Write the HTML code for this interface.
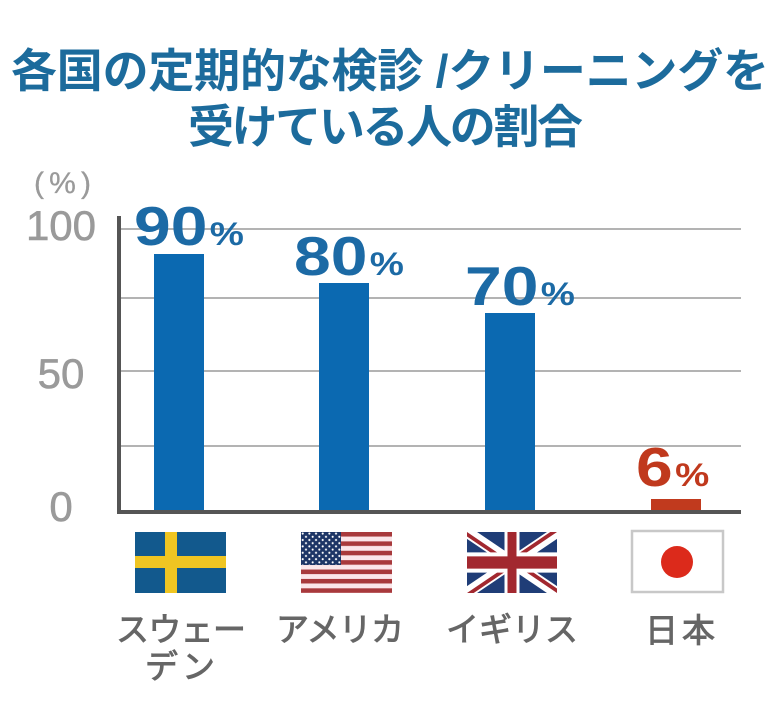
<!DOCTYPE html>
<html><head><meta charset="utf-8"><style>
html,body{margin:0;padding:0;background:#fff;}
svg{display:block;}
</style></head><body>
<svg width="784" height="728" viewBox="0 0 784 728" xmlns="http://www.w3.org/2000/svg">
<defs>
<pattern id="stripes" patternUnits="userSpaceOnUse" x="301" y="532" width="91" height="9.385">
<rect x="0" y="0" width="91" height="4.69" fill="#a8393c"/>
<rect x="0" y="4.69" width="91" height="4.695" fill="#fbe6ea"/>
</pattern>
<pattern id="stars" patternUnits="userSpaceOnUse" x="301" y="532" width="6.667" height="6.4">
<rect width="6.667" height="6.4" fill="#1d3566"/>
<circle cx="1.7" cy="1.6" r="1.05" fill="#fff"/>
<circle cx="5.0" cy="4.8" r="1.05" fill="#fff"/>
</pattern>
<clipPath id="uks"><path d="M0,0 v30 h60 v-30 z"/></clipPath>
<clipPath id="ukt"><path d="M30,15 h30 v15 z v15 h-30 z h-30 v-15 z v-15 h30 z"/></clipPath>
</defs>

<!-- Title -->
<g font-family="'Liberation Sans','Noto Sans CJK JP',sans-serif" font-weight="bold" fill="#1c6b9c" font-size="46">
<text x="11" y="87" textLength="758" lengthAdjust="spacing">各国の定期的な検診 /クリーニングを</text>
<text x="188" y="143" textLength="395" lengthAdjust="spacing">受けている人の割合</text>
</g>

<!-- y labels -->
<g font-family="'Liberation Sans',sans-serif" fill="#9a9a9a" stroke="#9a9a9a" stroke-width="0.6">
<text x="34" y="193" font-size="30" textLength="57" lengthAdjust="spacing" stroke-width="0.3">(%)</text>
<text x="61" y="240" font-size="42" text-anchor="middle">100</text>
<text x="61" y="388" font-size="42" text-anchor="middle">50</text>
<text x="61" y="521" font-size="42" text-anchor="middle">0</text>
</g>

<!-- gridlines -->
<g stroke="#b3b3b3" stroke-width="2">
<line x1="121" y1="229" x2="741" y2="229"/>
<line x1="121" y1="298" x2="741" y2="298"/>
<line x1="121" y1="371" x2="741" y2="371"/>
<line x1="121" y1="446" x2="741" y2="446"/>
</g>

<!-- bars -->
<rect x="154" y="254" width="50" height="258" fill="#0b69b1"/>
<rect x="319" y="283" width="50" height="229" fill="#0b69b1"/>
<rect x="485" y="313" width="50" height="199" fill="#0b69b1"/>
<rect x="651" y="499" width="50" height="13" fill="#c13a1e"/>

<!-- axes -->
<rect x="117" y="216" width="4" height="298" fill="#555"/>
<rect x="117" y="510" width="624" height="4" fill="#555"/>

<!-- value labels -->
<g font-family="'Liberation Sans',sans-serif" font-weight="bold" fill="#1c6aa5">
<text transform="translate(134,245) scale(1.2,1)"><tspan font-size="55">90</tspan><tspan font-size="32" dx="2">%</tspan></text>
<text transform="translate(294,275) scale(1.2,1)"><tspan font-size="55">80</tspan><tspan font-size="32" dx="2">%</tspan></text>
<text transform="translate(465,305) scale(1.2,1)"><tspan font-size="55">70</tspan><tspan font-size="32" dx="2">%</tspan></text>
</g>
<text transform="translate(636,486) scale(1.2,1)" font-family="'Liberation Sans',sans-serif" font-weight="bold" fill="#c0391d"><tspan font-size="55">6</tspan><tspan font-size="32" dx="2">%</tspan></text>

<!-- Sweden flag -->
<rect x="135" y="532" width="91" height="61" fill="#12598d"/>
<rect x="165" y="532" width="12" height="61" fill="#efc522"/>
<rect x="135" y="556" width="91" height="12" fill="#efc522"/>

<!-- US flag -->
<rect x="301" y="532" width="91" height="61" fill="url(#stripes)"/>
<rect x="301" y="532" width="40" height="33" fill="url(#stars)"/>

<!-- UK flag -->
<svg x="467" y="532" width="90" height="61" viewBox="0 0 60 30" preserveAspectRatio="none">
<g clip-path="url(#uks)">
<path d="M0,0 v30 h60 v-30 z" fill="#1f3d77"/>
<path d="M0,0 L60,30 M60,0 L0,30" stroke="#fff" stroke-width="6"/>
<path d="M0,0 L60,30 M60,0 L0,30" clip-path="url(#ukt)" stroke="#a2282f" stroke-width="4"/>
<path d="M30,0 v30 M0,15 h60" stroke="#fff" stroke-width="10"/>
<path d="M30,0 v30 M0,15 h60" stroke="#a2282f" stroke-width="6"/>
</g>
</svg>

<!-- Japan flag -->
<rect x="632" y="531" width="91" height="61" fill="#fff" stroke="#c8c8c8" stroke-width="2.5"/>
<circle cx="677" cy="562" r="16" fill="#dc2a1b"/>

<!-- country labels -->
<g font-family="'Liberation Sans','Noto Sans CJK JP',sans-serif" fill="#666" stroke="#666" stroke-width="0.9" font-size="33">
<text x="116" y="641" textLength="130" lengthAdjust="spacing">スウェー</text>
<text x="145" y="678" textLength="70" lengthAdjust="spacing">デン</text>
<text x="276" y="641" textLength="128" lengthAdjust="spacing">アメリカ</text>
<text x="446" y="641" textLength="132" lengthAdjust="spacing">イギリス</text>
<text x="645" y="642" textLength="70" lengthAdjust="spacing">日本</text>
</g>
</svg>
</body></html>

☆ ☆ ☆ ☆ ☆

Set task:
Every line above should be returned word for word, with the pictures left behind.

Written reply:
Write the HTML code for this interface.
<!DOCTYPE html>
<html><head><meta charset="utf-8"><style>
html,body{margin:0;padding:0;background:#fff;}
svg{display:block;}
</style></head><body>
<svg width="784" height="728" viewBox="0 0 784 728" xmlns="http://www.w3.org/2000/svg">
<defs>
<pattern id="stripes" patternUnits="userSpaceOnUse" x="301" y="532" width="91" height="9.385">
<rect x="0" y="0" width="91" height="4.69" fill="#a8393c"/>
<rect x="0" y="4.69" width="91" height="4.695" fill="#fbe6ea"/>
</pattern>
<pattern id="stars" patternUnits="userSpaceOnUse" x="301" y="532" width="6.667" height="6.4">
<rect width="6.667" height="6.4" fill="#1d3566"/>
<circle cx="1.7" cy="1.6" r="1.05" fill="#fff"/>
<circle cx="5.0" cy="4.8" r="1.05" fill="#fff"/>
</pattern>
<clipPath id="uks"><path d="M0,0 v30 h60 v-30 z"/></clipPath>
<clipPath id="ukt"><path d="M30,15 h30 v15 z v15 h-30 z h-30 v-15 z v-15 h30 z"/></clipPath>
</defs>

<!-- Title -->
<g font-family="'Liberation Sans','Noto Sans CJK JP',sans-serif" font-weight="bold" fill="#1c6b9c" font-size="46">
<text x="11" y="87" textLength="758" lengthAdjust="spacing">各国の定期的な検診 /クリーニングを</text>
<text x="188" y="143" textLength="395" lengthAdjust="spacing">受けている人の割合</text>
</g>

<!-- y labels -->
<g font-family="'Liberation Sans',sans-serif" fill="#9a9a9a" stroke="#9a9a9a" stroke-width="0.6">
<text x="34" y="193" font-size="30" textLength="57" lengthAdjust="spacing" stroke-width="0.3">(%)</text>
<text x="61" y="240" font-size="42" text-anchor="middle">100</text>
<text x="61" y="388" font-size="42" text-anchor="middle">50</text>
<text x="61" y="521" font-size="42" text-anchor="middle">0</text>
</g>

<!-- gridlines -->
<g stroke="#b3b3b3" stroke-width="2">
<line x1="121" y1="229" x2="741" y2="229"/>
<line x1="121" y1="298" x2="741" y2="298"/>
<line x1="121" y1="371" x2="741" y2="371"/>
<line x1="121" y1="446" x2="741" y2="446"/>
</g>

<!-- bars -->
<rect x="154" y="254" width="50" height="258" fill="#0b69b1"/>
<rect x="319" y="283" width="50" height="229" fill="#0b69b1"/>
<rect x="485" y="313" width="50" height="199" fill="#0b69b1"/>
<rect x="651" y="499" width="50" height="13" fill="#c13a1e"/>

<!-- axes -->
<rect x="117" y="216" width="4" height="298" fill="#555"/>
<rect x="117" y="510" width="624" height="4" fill="#555"/>

<!-- value labels -->
<g font-family="'Liberation Sans',sans-serif" font-weight="bold" fill="#1c6aa5">
<text transform="translate(134,245) scale(1.2,1)"><tspan font-size="55">90</tspan><tspan font-size="32" dx="2">%</tspan></text>
<text transform="translate(294,275) scale(1.2,1)"><tspan font-size="55">80</tspan><tspan font-size="32" dx="2">%</tspan></text>
<text transform="translate(465,305) scale(1.2,1)"><tspan font-size="55">70</tspan><tspan font-size="32" dx="2">%</tspan></text>
</g>
<text transform="translate(636,486) scale(1.2,1)" font-family="'Liberation Sans',sans-serif" font-weight="bold" fill="#c0391d"><tspan font-size="55">6</tspan><tspan font-size="32" dx="2">%</tspan></text>

<!-- Sweden flag -->
<rect x="135" y="532" width="91" height="61" fill="#12598d"/>
<rect x="165" y="532" width="12" height="61" fill="#efc522"/>
<rect x="135" y="556" width="91" height="12" fill="#efc522"/>

<!-- US flag -->
<rect x="301" y="532" width="91" height="61" fill="url(#stripes)"/>
<rect x="301" y="532" width="40" height="33" fill="url(#stars)"/>

<!-- UK flag -->
<svg x="467" y="532" width="90" height="61" viewBox="0 0 60 30" preserveAspectRatio="none">
<g clip-path="url(#uks)">
<path d="M0,0 v30 h60 v-30 z" fill="#1f3d77"/>
<path d="M0,0 L60,30 M60,0 L0,30" stroke="#fff" stroke-width="6"/>
<path d="M0,0 L60,30 M60,0 L0,30" clip-path="url(#ukt)" stroke="#a2282f" stroke-width="4"/>
<path d="M30,0 v30 M0,15 h60" stroke="#fff" stroke-width="10"/>
<path d="M30,0 v30 M0,15 h60" stroke="#a2282f" stroke-width="6"/>
</g>
</svg>

<!-- Japan flag -->
<rect x="632" y="531" width="91" height="61" fill="#fff" stroke="#c8c8c8" stroke-width="2.5"/>
<circle cx="677" cy="562" r="16" fill="#dc2a1b"/>

<!-- country labels -->
<g font-family="'Liberation Sans','Noto Sans CJK JP',sans-serif" fill="#666" stroke="#666" stroke-width="0.9" font-size="33">
<text x="116" y="641" textLength="130" lengthAdjust="spacing">スウェー</text>
<text x="145" y="678" textLength="70" lengthAdjust="spacing">デン</text>
<text x="276" y="641" textLength="128" lengthAdjust="spacing">アメリカ</text>
<text x="446" y="641" textLength="132" lengthAdjust="spacing">イギリス</text>
<text x="645" y="642" textLength="70" lengthAdjust="spacing">日本</text>
</g>
</svg>
</body></html>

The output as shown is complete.